AIM — Exactly the lines from the one containing "Give me the TikZ source for this diagram." through the one containing "(usert) at (87.5,225)" must be returned; include both ends and nothing else.

SUPPLIED MATERIAL —
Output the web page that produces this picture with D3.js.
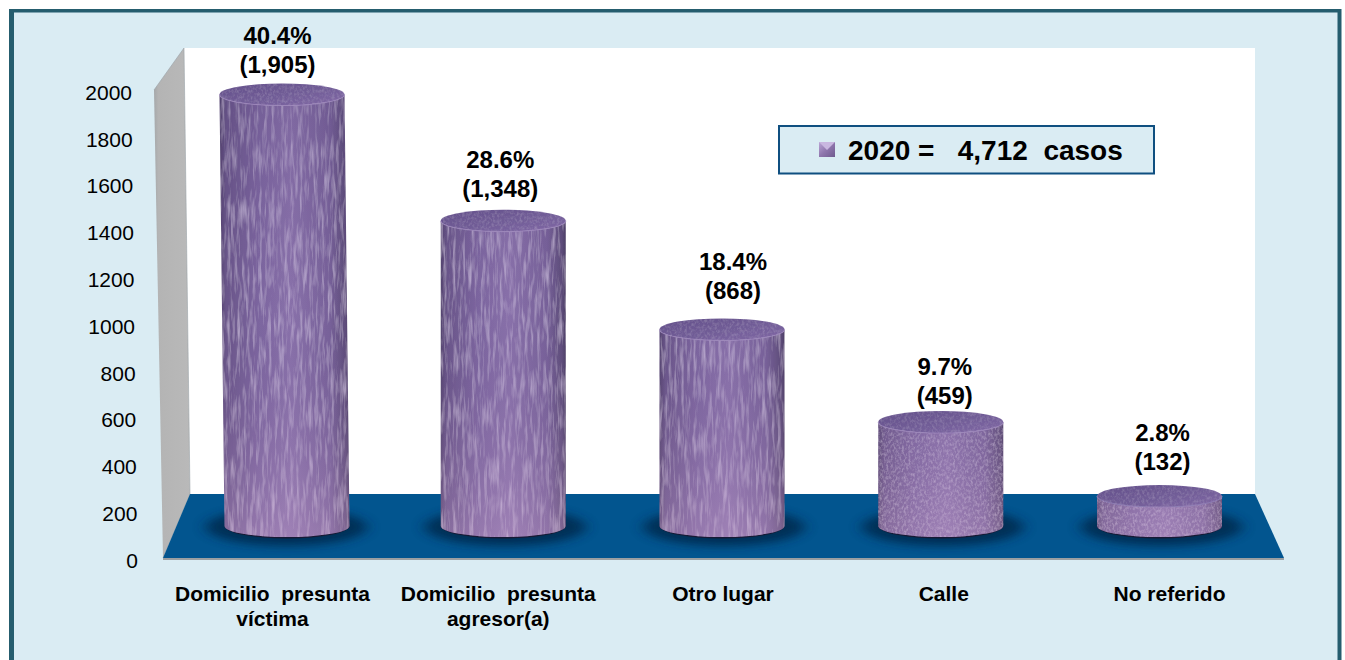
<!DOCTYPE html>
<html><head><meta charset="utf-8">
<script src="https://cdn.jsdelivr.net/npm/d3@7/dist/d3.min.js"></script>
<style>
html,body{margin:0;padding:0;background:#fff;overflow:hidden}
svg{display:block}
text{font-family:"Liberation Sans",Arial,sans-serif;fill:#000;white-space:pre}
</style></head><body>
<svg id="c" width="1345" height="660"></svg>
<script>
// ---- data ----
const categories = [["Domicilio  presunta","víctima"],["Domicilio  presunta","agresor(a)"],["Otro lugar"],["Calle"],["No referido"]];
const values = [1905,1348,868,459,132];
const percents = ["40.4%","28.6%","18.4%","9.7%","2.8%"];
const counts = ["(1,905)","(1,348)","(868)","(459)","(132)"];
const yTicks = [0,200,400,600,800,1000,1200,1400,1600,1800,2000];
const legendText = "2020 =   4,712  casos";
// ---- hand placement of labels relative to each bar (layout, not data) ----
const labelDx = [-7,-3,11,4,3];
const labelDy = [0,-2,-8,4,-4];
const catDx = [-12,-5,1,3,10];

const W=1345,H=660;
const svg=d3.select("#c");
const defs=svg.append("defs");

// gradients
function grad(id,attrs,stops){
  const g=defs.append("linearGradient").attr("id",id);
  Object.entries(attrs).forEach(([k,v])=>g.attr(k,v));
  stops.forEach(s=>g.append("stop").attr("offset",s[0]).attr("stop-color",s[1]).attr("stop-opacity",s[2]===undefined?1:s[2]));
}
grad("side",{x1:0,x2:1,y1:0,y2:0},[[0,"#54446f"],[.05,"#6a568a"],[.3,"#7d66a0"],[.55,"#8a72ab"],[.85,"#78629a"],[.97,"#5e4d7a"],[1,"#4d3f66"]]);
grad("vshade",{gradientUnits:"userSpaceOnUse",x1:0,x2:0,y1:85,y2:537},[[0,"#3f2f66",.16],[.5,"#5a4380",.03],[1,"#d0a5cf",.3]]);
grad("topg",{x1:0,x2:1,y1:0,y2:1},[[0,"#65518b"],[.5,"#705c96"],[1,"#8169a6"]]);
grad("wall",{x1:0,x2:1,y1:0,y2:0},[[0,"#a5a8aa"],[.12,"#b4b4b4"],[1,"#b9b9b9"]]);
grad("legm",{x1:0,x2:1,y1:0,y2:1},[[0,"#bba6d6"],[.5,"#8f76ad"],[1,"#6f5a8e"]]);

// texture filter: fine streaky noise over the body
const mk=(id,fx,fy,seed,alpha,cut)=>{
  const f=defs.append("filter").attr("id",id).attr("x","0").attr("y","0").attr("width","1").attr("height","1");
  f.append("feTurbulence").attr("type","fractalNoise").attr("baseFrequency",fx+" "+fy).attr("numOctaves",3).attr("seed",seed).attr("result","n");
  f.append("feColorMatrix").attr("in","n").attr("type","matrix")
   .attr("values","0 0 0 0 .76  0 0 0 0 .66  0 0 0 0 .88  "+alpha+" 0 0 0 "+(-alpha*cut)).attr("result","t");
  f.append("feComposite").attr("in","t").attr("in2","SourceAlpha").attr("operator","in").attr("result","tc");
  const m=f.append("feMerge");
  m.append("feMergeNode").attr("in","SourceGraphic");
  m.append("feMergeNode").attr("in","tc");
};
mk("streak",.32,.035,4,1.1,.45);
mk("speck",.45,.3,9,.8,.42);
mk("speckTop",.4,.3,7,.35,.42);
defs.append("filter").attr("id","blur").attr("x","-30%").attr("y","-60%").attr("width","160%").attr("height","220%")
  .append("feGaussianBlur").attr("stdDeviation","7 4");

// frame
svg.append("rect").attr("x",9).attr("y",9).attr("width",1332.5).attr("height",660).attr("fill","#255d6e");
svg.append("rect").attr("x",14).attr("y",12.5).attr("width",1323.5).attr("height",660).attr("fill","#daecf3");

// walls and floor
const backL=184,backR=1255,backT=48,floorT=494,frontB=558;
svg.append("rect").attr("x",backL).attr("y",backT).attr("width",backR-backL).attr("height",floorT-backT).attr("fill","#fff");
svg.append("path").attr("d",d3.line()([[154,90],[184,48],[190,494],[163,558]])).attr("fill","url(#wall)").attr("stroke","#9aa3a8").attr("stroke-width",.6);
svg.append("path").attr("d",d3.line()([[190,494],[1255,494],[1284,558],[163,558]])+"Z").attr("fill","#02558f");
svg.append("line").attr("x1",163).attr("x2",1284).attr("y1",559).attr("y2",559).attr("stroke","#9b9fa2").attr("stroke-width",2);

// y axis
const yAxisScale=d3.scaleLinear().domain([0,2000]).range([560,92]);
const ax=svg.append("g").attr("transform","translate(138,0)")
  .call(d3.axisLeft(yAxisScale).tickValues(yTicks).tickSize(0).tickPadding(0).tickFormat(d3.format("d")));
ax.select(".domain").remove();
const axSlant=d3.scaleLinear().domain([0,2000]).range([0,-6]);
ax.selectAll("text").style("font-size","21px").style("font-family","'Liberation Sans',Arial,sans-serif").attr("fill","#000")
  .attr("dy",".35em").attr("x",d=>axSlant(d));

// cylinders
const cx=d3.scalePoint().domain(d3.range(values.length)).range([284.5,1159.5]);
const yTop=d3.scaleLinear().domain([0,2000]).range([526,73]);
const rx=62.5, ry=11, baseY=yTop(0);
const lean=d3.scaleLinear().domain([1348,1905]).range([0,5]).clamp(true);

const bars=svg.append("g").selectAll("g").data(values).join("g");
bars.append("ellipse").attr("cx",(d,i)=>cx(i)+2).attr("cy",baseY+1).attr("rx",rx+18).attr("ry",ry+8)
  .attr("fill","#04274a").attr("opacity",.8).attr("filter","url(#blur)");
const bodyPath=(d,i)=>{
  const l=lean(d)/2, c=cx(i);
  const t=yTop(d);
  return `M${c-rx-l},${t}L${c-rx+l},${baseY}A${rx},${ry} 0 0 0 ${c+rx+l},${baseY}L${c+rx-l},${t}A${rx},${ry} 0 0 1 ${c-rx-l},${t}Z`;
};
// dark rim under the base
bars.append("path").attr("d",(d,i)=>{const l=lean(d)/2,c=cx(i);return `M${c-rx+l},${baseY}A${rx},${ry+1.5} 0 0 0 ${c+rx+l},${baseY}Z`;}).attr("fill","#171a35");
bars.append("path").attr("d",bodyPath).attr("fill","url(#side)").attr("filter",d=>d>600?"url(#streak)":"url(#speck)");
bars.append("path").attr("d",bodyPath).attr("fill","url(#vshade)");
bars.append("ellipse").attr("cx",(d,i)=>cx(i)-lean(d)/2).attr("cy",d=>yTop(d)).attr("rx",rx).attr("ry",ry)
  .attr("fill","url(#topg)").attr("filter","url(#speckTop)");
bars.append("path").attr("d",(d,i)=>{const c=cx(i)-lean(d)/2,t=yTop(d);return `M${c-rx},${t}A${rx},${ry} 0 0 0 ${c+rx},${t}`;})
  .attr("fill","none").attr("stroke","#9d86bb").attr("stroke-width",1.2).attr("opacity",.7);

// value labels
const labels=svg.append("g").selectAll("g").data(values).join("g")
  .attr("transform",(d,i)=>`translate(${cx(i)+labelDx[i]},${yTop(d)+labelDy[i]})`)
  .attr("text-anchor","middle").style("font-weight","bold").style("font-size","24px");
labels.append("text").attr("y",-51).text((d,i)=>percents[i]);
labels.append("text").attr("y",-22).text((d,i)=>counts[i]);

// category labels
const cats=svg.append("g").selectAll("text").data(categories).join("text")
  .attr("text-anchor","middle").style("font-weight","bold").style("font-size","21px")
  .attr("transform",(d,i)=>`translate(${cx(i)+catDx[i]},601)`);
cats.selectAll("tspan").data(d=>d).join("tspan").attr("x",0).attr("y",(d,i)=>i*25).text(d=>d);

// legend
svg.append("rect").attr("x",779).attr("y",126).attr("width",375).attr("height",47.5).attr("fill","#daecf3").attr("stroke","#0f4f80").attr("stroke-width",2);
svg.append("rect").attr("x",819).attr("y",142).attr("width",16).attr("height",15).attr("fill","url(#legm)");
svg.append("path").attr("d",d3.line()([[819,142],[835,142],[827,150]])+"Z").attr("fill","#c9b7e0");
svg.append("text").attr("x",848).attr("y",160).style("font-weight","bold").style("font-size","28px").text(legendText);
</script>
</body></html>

* * *

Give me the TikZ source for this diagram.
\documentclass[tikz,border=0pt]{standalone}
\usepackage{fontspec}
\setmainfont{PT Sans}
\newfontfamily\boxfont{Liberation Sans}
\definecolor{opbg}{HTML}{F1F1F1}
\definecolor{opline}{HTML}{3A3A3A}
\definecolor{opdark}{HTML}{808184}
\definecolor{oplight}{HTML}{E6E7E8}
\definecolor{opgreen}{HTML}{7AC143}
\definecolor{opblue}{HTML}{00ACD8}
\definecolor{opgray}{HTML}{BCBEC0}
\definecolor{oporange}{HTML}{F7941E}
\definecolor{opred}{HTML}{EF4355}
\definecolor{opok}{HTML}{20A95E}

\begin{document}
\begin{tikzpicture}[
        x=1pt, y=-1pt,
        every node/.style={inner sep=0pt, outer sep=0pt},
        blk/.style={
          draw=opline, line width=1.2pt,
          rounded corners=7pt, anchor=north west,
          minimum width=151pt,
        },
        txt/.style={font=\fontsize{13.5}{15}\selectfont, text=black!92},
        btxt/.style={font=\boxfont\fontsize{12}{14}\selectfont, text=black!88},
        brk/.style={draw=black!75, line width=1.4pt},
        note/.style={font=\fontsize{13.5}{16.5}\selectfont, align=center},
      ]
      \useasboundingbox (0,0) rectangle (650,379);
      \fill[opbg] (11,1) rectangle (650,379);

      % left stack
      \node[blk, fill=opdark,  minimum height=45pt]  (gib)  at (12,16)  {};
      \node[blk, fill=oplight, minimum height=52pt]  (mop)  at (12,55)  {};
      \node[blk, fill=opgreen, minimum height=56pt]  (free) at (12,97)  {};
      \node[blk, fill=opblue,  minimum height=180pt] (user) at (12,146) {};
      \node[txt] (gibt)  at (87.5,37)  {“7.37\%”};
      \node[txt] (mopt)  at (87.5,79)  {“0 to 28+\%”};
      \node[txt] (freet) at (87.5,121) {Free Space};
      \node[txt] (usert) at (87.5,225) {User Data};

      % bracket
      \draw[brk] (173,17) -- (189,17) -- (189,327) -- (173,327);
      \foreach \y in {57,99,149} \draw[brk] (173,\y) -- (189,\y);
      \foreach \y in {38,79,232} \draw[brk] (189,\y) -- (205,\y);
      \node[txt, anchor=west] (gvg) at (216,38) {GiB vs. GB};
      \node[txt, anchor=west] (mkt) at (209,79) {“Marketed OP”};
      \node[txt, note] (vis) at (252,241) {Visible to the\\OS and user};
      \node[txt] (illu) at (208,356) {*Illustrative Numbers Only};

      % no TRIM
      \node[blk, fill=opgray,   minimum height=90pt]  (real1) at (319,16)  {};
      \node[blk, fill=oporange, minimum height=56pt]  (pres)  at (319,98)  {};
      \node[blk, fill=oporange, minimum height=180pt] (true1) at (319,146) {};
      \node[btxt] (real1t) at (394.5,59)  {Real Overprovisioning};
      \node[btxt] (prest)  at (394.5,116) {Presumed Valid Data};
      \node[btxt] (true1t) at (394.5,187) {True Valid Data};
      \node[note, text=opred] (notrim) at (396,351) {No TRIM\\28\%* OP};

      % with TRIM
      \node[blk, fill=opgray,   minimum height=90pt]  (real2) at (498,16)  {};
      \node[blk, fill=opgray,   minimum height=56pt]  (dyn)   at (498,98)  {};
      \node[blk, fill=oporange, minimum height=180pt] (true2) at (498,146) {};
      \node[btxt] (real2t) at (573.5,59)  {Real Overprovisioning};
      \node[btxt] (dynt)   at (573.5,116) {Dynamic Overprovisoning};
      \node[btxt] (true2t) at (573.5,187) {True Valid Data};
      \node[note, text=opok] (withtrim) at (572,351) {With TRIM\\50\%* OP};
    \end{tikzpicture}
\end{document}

EXERCISE RESPONSE —
Give me the TikZ source for this diagram.
\documentclass[tikz,border=0pt]{standalone}
\usepackage{fontspec}
\setmainfont{PT Sans}
\newfontfamily\boxfont{Liberation Sans}
\definecolor{opbg}{HTML}{F1F1F1}
\definecolor{opline}{HTML}{3A3A3A}
\definecolor{opdark}{HTML}{808184}
\definecolor{oplight}{HTML}{E6E7E8}
\definecolor{opgreen}{HTML}{7AC143}
\definecolor{opblue}{HTML}{00ACD8}
\definecolor{opgray}{HTML}{BCBEC0}
\definecolor{oporange}{HTML}{F7941E}
\definecolor{opred}{HTML}{EF4355}
\definecolor{opok}{HTML}{20A95E}

\begin{document}
\begin{tikzpicture}[
        x=1pt, y=-1pt,
        every node/.style={inner sep=0pt, outer sep=0pt},
        blk/.style={
          draw=opline, line width=1.2pt,
          rounded corners=7pt, anchor=north west,
          minimum width=151pt,
        },
        txt/.style={font=\fontsize{13.5}{15}\selectfont, text=black!92},
        btxt/.style={font=\boxfont\fontsize{12}{14}\selectfont, text=black!88},
        brk/.style={draw=black!75, line width=1.4pt},
        note/.style={font=\fontsize{13.5}{16.5}\selectfont, align=center},
      ]
      \useasboundingbox (0,0) rectangle (650,379);
      \fill[opbg] (11,1) rectangle (650,379);

      % left stack
      \node[blk, fill=opdark,  minimum height=45pt]  (gib)  at (12,16)  {};
      \node[blk, fill=oplight, minimum height=52pt]  (mop)  at (12,55)  {};
      \node[blk, fill=opgreen, minimum height=56pt]  (free) at (12,97)  {};
      \node[blk, fill=opblue,  minimum height=180pt] (user) at (12,146) {};
      \node[txt] (gibt)  at (87.5,37)  {“7.37\%”};
      \node[txt] (mopt)  at (87.5,79)  {“0 to 28+\%”};
      \node[txt] (freet) at (87.5,121) {Free Space};
      \node[txt] (usert) at (87.5,225) {User Data};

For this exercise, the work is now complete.